> [TASK REQUIREMENTS]
Working from the top of the listing below, retype each line through the line containing "import plotly.graph_objects as go", both included, with no pictures.

> [GIVEN INFORMATION]
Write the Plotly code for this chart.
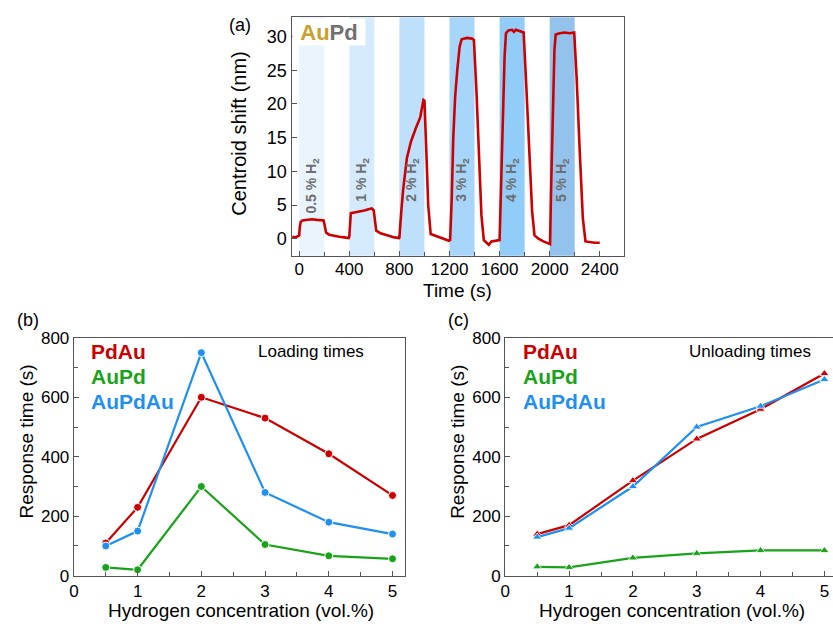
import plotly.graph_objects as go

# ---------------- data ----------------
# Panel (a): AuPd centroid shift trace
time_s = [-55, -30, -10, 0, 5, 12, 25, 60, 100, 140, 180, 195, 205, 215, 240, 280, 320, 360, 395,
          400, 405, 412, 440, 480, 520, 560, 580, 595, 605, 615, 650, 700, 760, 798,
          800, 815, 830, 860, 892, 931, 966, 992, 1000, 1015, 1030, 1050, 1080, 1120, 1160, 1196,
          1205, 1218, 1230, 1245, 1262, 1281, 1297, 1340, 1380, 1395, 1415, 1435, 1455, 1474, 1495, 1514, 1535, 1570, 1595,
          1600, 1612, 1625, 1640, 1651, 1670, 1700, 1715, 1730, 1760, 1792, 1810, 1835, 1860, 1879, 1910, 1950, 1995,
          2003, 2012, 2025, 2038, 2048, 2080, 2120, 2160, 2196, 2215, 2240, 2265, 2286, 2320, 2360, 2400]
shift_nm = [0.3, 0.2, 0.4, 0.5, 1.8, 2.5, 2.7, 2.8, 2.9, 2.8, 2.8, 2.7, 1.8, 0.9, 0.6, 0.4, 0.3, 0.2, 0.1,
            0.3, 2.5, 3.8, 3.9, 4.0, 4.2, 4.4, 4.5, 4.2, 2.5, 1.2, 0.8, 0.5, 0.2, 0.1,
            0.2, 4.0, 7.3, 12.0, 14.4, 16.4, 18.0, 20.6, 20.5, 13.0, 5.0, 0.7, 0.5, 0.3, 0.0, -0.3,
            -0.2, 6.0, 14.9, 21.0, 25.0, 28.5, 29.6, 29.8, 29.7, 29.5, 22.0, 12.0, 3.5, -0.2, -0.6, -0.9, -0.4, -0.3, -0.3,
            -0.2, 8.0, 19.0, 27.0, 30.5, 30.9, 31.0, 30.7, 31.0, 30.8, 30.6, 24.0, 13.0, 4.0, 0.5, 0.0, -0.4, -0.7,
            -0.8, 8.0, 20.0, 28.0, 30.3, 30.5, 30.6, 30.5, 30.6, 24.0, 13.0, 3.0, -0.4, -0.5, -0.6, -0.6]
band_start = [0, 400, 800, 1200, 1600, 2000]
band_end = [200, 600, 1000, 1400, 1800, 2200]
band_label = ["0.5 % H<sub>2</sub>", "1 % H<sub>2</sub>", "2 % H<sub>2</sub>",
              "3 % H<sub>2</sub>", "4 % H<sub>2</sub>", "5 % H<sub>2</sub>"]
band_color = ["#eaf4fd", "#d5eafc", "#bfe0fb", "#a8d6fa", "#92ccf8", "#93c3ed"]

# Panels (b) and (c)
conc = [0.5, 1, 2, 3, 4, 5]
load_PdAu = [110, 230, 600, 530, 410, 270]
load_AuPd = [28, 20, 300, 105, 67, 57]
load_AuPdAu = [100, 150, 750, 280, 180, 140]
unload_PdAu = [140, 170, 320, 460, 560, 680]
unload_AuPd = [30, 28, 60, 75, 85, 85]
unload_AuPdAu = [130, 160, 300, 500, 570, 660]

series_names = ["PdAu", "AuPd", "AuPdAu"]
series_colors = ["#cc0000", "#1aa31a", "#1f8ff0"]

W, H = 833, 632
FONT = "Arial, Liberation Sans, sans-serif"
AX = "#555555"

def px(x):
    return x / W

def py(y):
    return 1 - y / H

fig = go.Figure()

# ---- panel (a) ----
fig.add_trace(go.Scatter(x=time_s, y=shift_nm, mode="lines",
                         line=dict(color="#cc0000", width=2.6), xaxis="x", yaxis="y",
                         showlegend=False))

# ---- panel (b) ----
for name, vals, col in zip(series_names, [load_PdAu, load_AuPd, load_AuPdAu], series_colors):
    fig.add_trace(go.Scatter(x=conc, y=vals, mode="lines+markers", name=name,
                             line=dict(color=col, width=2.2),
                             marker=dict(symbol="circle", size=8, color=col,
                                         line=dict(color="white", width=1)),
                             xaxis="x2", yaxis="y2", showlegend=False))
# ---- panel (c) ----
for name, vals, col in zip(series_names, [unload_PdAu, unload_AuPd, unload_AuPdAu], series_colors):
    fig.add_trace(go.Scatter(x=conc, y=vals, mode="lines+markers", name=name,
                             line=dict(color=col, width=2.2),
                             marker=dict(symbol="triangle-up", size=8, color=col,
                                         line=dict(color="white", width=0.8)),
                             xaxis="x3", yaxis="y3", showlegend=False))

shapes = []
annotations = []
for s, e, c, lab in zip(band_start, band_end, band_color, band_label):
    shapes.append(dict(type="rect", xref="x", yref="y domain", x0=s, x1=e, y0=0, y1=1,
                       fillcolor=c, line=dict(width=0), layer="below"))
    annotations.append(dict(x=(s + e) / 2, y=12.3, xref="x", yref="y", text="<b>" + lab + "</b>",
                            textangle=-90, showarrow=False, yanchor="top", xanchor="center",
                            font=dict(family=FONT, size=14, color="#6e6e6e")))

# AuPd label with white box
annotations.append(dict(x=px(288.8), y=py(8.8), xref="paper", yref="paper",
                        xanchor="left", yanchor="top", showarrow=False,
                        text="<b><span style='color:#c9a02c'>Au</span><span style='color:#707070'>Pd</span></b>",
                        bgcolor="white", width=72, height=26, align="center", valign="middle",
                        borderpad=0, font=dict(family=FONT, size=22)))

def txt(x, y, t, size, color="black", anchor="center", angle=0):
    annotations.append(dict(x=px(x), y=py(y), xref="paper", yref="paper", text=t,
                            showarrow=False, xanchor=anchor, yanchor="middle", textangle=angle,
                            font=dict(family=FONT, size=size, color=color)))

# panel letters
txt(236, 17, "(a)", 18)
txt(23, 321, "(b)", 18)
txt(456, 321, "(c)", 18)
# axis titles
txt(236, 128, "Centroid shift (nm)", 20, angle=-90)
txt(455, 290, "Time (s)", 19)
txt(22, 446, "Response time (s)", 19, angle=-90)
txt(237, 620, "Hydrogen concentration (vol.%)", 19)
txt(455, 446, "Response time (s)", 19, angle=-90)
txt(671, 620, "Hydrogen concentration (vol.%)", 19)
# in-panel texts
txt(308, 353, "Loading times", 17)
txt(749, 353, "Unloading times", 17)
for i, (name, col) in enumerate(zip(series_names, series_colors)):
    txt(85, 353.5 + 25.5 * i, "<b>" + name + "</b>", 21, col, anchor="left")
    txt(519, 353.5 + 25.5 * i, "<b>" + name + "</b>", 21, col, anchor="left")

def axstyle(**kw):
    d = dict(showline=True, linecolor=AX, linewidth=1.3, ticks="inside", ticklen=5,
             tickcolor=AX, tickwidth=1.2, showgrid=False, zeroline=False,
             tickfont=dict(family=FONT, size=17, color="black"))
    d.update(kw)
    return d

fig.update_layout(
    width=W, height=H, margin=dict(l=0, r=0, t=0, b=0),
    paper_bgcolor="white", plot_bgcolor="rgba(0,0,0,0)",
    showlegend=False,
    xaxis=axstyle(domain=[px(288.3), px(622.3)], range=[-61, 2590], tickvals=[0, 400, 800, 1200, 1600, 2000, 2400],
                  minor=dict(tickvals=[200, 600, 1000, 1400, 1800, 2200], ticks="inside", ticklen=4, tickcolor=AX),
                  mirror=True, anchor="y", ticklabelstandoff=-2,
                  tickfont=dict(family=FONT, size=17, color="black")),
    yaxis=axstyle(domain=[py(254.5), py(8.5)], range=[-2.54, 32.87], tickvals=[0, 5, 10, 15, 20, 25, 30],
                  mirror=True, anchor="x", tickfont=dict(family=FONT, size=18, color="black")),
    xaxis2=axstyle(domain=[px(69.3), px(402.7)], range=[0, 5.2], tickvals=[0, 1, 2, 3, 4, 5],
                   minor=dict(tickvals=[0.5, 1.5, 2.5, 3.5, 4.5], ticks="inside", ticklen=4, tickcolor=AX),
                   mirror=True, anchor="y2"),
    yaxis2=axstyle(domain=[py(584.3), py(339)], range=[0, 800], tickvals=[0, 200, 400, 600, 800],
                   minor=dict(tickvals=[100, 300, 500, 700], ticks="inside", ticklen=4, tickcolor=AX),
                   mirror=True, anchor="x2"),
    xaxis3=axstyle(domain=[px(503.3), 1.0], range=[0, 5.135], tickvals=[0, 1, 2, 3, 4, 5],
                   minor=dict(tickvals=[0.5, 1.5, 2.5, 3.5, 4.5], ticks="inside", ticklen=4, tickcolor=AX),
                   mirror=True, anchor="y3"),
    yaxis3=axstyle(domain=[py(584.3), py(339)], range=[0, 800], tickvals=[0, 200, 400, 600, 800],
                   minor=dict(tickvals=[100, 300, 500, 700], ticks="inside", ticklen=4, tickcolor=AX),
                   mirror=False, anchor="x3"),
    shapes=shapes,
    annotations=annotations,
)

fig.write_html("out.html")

> [THE RESPONSE]
Write the Plotly code for this chart.
import plotly.graph_objects as go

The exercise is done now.